Maybe that’s why I like covering teams just as much on non-game days as the games themselves as a local sports writer for the past 40 years. (I now work for the Washington Post Express and 106.7 The Fan as a columnist.) Behind-the-scene stories interest me more.
So this year I’m going to write about smaller venues when possible. Anyone can talk about the Lincoln Memorial. I do it all the time. But these two portraits hang in the lobby of the Willard Hotel just past the clerks on the left. It’s a small section of the lobby where you can study them in peace.
The portrait above is of Abe Lincoln and sons Willie (far right) and Tad. The lower photo is Mary Lincoln and their son Robert Todd Lincoln. The Lincolns also had a fourth son, Edward Baker Lincoln, who died in 1951 at age three of tuberculosis.
It many ways, the Lincolns are a sad story. Abe may have been our greatest president in holding the union together during the Civil War, but the price was his own life at the hands of assassin John Wilkes Booth, who oddly is a distant cousin of mine.
Willie and Tad both contracted typhoid fever in 1862 during the family’s second year in the White House.
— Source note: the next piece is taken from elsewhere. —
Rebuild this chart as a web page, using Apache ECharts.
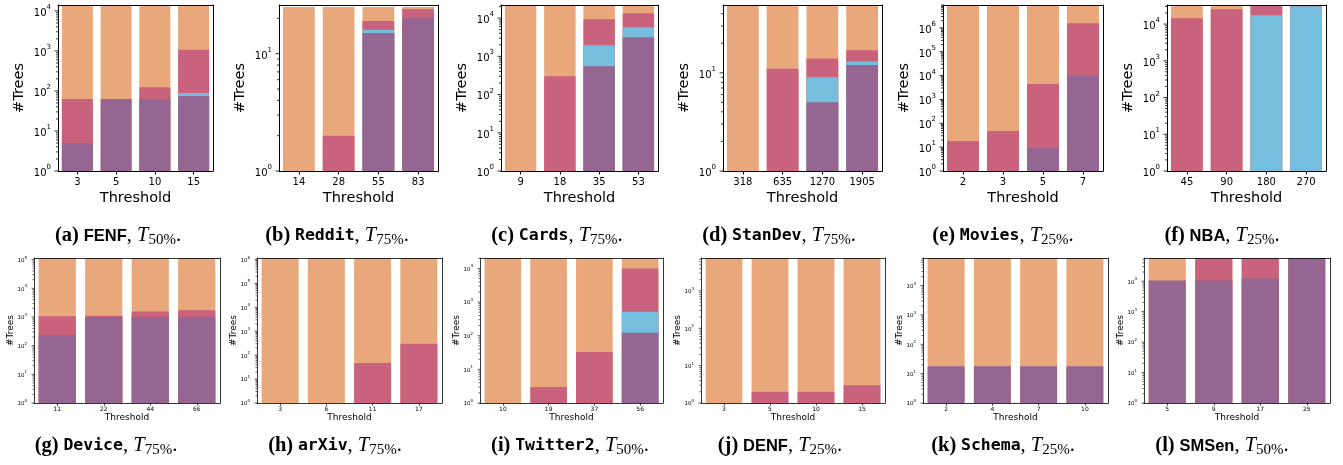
<!DOCTYPE html>
<html><head><meta charset="utf-8">
<script src="https://cdn.jsdelivr.net/npm/echarts@6/dist/echarts.min.js"></script>
<style>html,body{margin:0;padding:0;background:#fff}#c{width:1343px;height:465px}</style>
</head><body><div id="c"></div>
<script>
// ===== DATA (cumulative band tops; null = band absent) =====
// (a) FENF
const fenfThreshold = ['3', '5', '10', '15'];
const fenfPurple = [5, 63, 63, 75];
const fenfBlue   = [null, null, null, 89];
const fenfPink   = [63, null, 124, 1060];
const fenfTotal  = [14000, 14000, 14000, 14000];
const fenfYMax = 14000;
// (b) Reddit
const redditThreshold = ['14', '28', '55', '83'];
const redditPurple = [null, null, 15, 20];
const redditBlue   = [null, null, 16, null];
const redditPink   = [null, 2, 19, 24];
const redditTotal  = [25, 25, 25, 25];
const redditYMax = 26;
// (c) Cards
const cardsThreshold = ['9', '18', '35', '53'];
const cardsPurple = [null, null, 550, 3150];
const cardsBlue   = [null, null, 1950, 5750];
const cardsPink   = [null, 300, 9300, 13300];
const cardsTotal  = [22000, 22000, 22000, 22000];
const cardsYMax = 22000;
// (d) StanDev
const stanDevThreshold = ['318', '635', '1270', '1905'];
const stanDevPurple = [null, null, 5, 12];
const stanDevBlue   = [null, null, 9, 13];
const stanDevPink   = [null, 11, 14, 17];
const stanDevTotal  = [49, 49, 49, 49];
const stanDevYMax = 49;
// (e) Movies
const moviesThreshold = ['2', '3', '5', '7'];
const moviesPurple = [null, null, 9, 10000];
const moviesBlue   = [null, null, null, null];
const moviesPink   = [18, 47, 4400, 1560000];
const moviesTotal  = [9100000, 9100000, 9100000, 9100000];
const moviesYMax = 9100000;
// (f) NBA
const nbaThreshold = ['45', '90', '180', '270'];
const nbaPurple = [null, null, null, null];
const nbaBlue   = [null, null, 17300, 30400];
const nbaPink   = [14300, 25300, 33000, 33000];
const nbaTotal  = [33000, 33000, 33000, 33000];
const nbaYMax = 33000;
// (g) Device
const deviceThreshold = ['11', '22', '44', '66'];
const devicePurple = [230, 1000, 1000, 1000];
const deviceBlue   = [null, null, null, null];
const devicePink   = [1050, 1100, 1550, 1700];
const deviceTotal  = [114000, 114000, 114000, 114000];
const deviceYMax = 114000;
// (h) arXiv
const arxivThreshold = ['3', '6', '11', '17'];
const arxivPurple = [null, null, null, null];
const arxivBlue   = [null, null, null, null];
const arxivPink   = [null, null, 47, 300];
const arxivTotal  = [1150000, 1150000, 1150000, 1150000];
const arxivYMax = 1150000;
// (i) Twitter2
const twitter2Threshold = ['10', '19', '37', '56'];
const twitter2Purple = [null, null, null, 122];
const twitter2Blue   = [null, null, null, 517];
const twitter2Pink   = [null, 3, 33, 10000];
const twitter2Total  = [20400, 20400, 20400, 20400];
const twitter2YMax = 20400;
// (j) DENF
const denfThreshold = ['3', '5', '10', '15'];
const denfPurple = [null, null, null, null];
const denfBlue   = [null, null, null, null];
const denfPink   = [null, 2, 2, 3];
const denfTotal  = [7600, 7600, 7600, 7600];
const denfYMax = 7600;
// (k) Schema
const schemaThreshold = ['2', '4', '7', '10'];
const schemaPurple = [18, 18, 18, 18];
const schemaBlue   = [null, null, null, null];
const schemaPink   = [null, null, null, null];
const schemaTotal  = [86500, 86500, 86500, 86500];
const schemaYMax = 86500;
// (l) SMSen
const smsenThreshold = ['5', '9', '17', '25'];
const smsenPurple = [10500, 10500, 12300, 57600];
const smsenBlue   = [null, null, null, null];
const smsenPink   = [null, 57600, 57600, null];
const smsenTotal  = [57600, 57600, 57600, 57600];
const smsenYMax = 57600;

// captions
const captionLetters = ['a','b','c','d','e','f','g','h','i','j','k','l'];
const captionNames = ['FENF','Reddit','Cards','StanDev','Movies','NBA','Device','arXiv','Twitter2','DENF','Schema','SMSen'];
const captionMono = [false,true,true,true,true,false,true,true,true,false,true,false];
const captionPct = ['50%','75%','75%','75%','25%','25%','75%','75%','50%','25%','25%','50%'];

const panels = [
  [fenfThreshold, fenfPurple, fenfBlue, fenfPink, fenfTotal, fenfYMax],
  [redditThreshold, redditPurple, redditBlue, redditPink, redditTotal, redditYMax],
  [cardsThreshold, cardsPurple, cardsBlue, cardsPink, cardsTotal, cardsYMax],
  [stanDevThreshold, stanDevPurple, stanDevBlue, stanDevPink, stanDevTotal, stanDevYMax],
  [moviesThreshold, moviesPurple, moviesBlue, moviesPink, moviesTotal, moviesYMax],
  [nbaThreshold, nbaPurple, nbaBlue, nbaPink, nbaTotal, nbaYMax],
  [deviceThreshold, devicePurple, deviceBlue, devicePink, deviceTotal, deviceYMax],
  [arxivThreshold, arxivPurple, arxivBlue, arxivPink, arxivTotal, arxivYMax],
  [twitter2Threshold, twitter2Purple, twitter2Blue, twitter2Pink, twitter2Total, twitter2YMax],
  [denfThreshold, denfPurple, denfBlue, denfPink, denfTotal, denfYMax],
  [schemaThreshold, schemaPurple, schemaBlue, schemaPink, schemaTotal, schemaYMax],
  [smsenThreshold, smsenPurple, smsenBlue, smsenPink, smsenTotal, smsenYMax]
];

// ===== LAYOUT / STYLE =====
const COL = {orange: '#E9A87C', pink: '#C9637D', blue: '#76BEDD', purple: '#946691'};
const plotX = [[58,213],[279,438],[501,658],[723,882],[943,1103],[1167,1326],
               [34,220],[257,442],[480,663],[701,885],[923,1108],[1144,1330]];
const captionX = [118,337,557,779,1003,1222,106,335,570,780,1003,1222];
const rowStyle = [
  {top:5, height:166, capY:236, xls:10, xlm:6, yb:10, ys:7, ylm:7, ns:14.5, xng:20, yng:31, maj:3.5, min:2, lw:1},
  {top:258, height:145, capY:446, xls:6, xlm:3, yb:5.5, ys:4, ylm:7, ns:9, xng:10.5, yng:19, maj:2.5, min:1.5, lw:0.8}
];
const AXF = 'DejaVu Sans';

const grid = [], xAxis = [], yAxis = [], series = [], graphic = [];

function isPow10(v) { const l = Math.log10(v); return Math.abs(l - Math.round(l)) < 1e-6; }

panels.forEach((p, i) => {
  const [cats, purple, blue, pink, total, yMax] = p;
  const st = rowStyle[i < 6 ? 0 : 1];
  const [L, R] = plotX[i];
  grid.push({left: L, top: st.top, width: R - L, height: st.height, containLabel: false});
  const line = {show: true, lineStyle: {color: '#000', width: st.lw}};
  xAxis.push({
    type: 'category', gridIndex: i, data: cats, position: 'bottom', z: 10,
    axisLine: line,
    axisTick: {show: true, alignWithLabel: true, length: st.maj, lineStyle: {color: '#000', width: st.lw}},
    axisLabel: {fontFamily: AXF, fontSize: st.xls, color: '#000', margin: st.xlm, interval: 0},
    name: 'Threshold', nameLocation: 'middle', nameGap: st.xng, nameMoveOverlap: false,
    nameTextStyle: {fontFamily: AXF, fontSize: st.ns, color: '#000'}
  });
  xAxis.push({
    type: 'category', gridIndex: i, data: cats, position: 'top', z: 10,
    axisLine: line, axisTick: {show: false}, axisLabel: {show: false}
  });
  yAxis.push({
    type: 'log', logBase: 10, gridIndex: i, min: 1, max: yMax, position: 'left', z: 10,
    axisLine: line, axisTick: {show: false}, splitLine: {show: false}, minorTick: {show: false},
    axisLabel: {
      margin: st.ylm, showMinLabel: true, showMaxLabel: true, color: '#000',
      formatter: v => isPow10(v) ? '{b|10}{s|' + Math.round(Math.log10(v)) + '}' : '',
      rich: {
        b: {fontFamily: AXF, fontSize: st.yb, lineHeight: st.yb * 1.45, verticalAlign: 'bottom', color: '#000'},
        s: {fontFamily: AXF, fontSize: st.ys, lineHeight: st.ys * 1.1, verticalAlign: 'top', color: '#000'}
      }
    },
    name: '#Trees', nameLocation: 'middle', nameGap: st.yng, nameRotate: 90, nameMoveOverlap: false,
    nameTextStyle: {fontFamily: AXF, fontSize: st.ns, color: '#000'}
  });
  yAxis.push({
    type: 'log', logBase: 10, gridIndex: i, min: 1, max: yMax, position: 'right', z: 10,
    axisLine: line, axisTick: {show: false}, axisLabel: {show: false}, splitLine: {show: false}
  });
  const xi = 2 * i, yi = 2 * i;
  const bands = [[total, COL.orange], [pink, COL.pink], [blue, COL.blue], [purple, COL.purple]];
  bands.forEach(([vals, color]) => {
    series.push({
      type: 'bar', xAxisIndex: xi, yAxisIndex: yi, data: vals,
      barWidth: '80%', barGap: '-100%', itemStyle: {color: color},
      silent: true, emphasis: {disabled: true}, z: 2
    });
  });
  // y-axis tick marks (major at powers of ten, minor at 2..9 x 10^k)
  const ticks = [];
  for (let k = 0; Math.pow(10, k) <= yMax * 1.0000001; k++) {
    for (let m = 1; m <= 9; m++) {
      const v = m * Math.pow(10, k);
      if (v <= yMax) ticks.push([0, v, m === 1 ? 1 : 0]);
    }
  }
  series.push({
    type: 'custom', xAxisIndex: xi, yAxisIndex: yi, data: ticks, silent: true, clip: false, z: 10,
    encode: {x: 0, y: 1},
    renderItem: (params, api) => {
      const v = api.value(1);
      const major = api.value(2) === 1;
      const pt = api.coord([0, v]);
      const x0 = params.coordSys.x;
      const len = major ? st.maj : st.min;
      return {type: 'line', shape: {x1: x0 - len, y1: pt[1], x2: x0, y2: pt[1]},
              style: {stroke: '#000', lineWidth: st.lw * 0.8}};
    }
  });
  // caption
  const nameFont = captionMono[i] ? 'DejaVu Sans Mono' : 'Liberation Sans';
  graphic.push({
    type: 'text', x: captionX[i], y: st.capY, z: 100,
    style: {
      text: '{p|(' + captionLetters[i] + ')}{sp| }{n|' + captionNames[i] + '}{c|, }{t|T}{s|' + captionPct[i] + '}{c|.}',
      align: 'center', verticalAlign: 'middle', fill: '#000', fontSize: 18,
      rich: {
        p: {fontFamily: 'Liberation Serif', fontWeight: 'bold', fontSize: 20.5, lineHeight: 23, fill: '#000'},
        sp: {fontFamily: 'Liberation Serif', fontSize: 19, lineHeight: 23},
        n: {fontFamily: nameFont, fontWeight: 'bold', fontSize: 16.5, lineHeight: 23, fill: '#000'},
        c: {fontFamily: 'Liberation Serif', fontSize: 20.5, lineHeight: 23, fill: '#000'},
        t: {fontFamily: 'Liberation Serif', fontStyle: 'italic', fontSize: 20.5, lineHeight: 23, fill: '#000'},
        s: {fontFamily: 'Liberation Serif', fontSize: 15, lineHeight: 14, verticalAlign: 'bottom', fill: '#000'}
      }
    }
  });
});

const chart = echarts.init(document.getElementById('c'), null, {renderer: 'canvas'});
chart.setOption({animation: false, grid, xAxis, yAxis, series, graphic, tooltip: {show: false}});
</script>
</body></html>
Some say it was caused by the bad water conditions around the White House. Willie didn’t recover and died at age 13. It’s said Willie’s death was the greatest heartbreak of his father’s life. Tad would die at age 18 while traveling with his mother overseas for two years. All three boys are now buried alongside their parents in Springfield, Ill.
Robert Todd Lincoln was the only son that lived into adulthood. Indeed, he died in 1926 at age 82 after attending the dedication of the Lincoln Memorial four years earlier (shown left.) He was Secretary of War from 1881-85 and served as envoy to the United Kingdom. Robert is buried at Arlington National Cemetery after living in Washington much of his life.
Mary Lincoln died in 1882 at age 64. A life of heartache for sure, but we at least see the Lincolns shown in good times.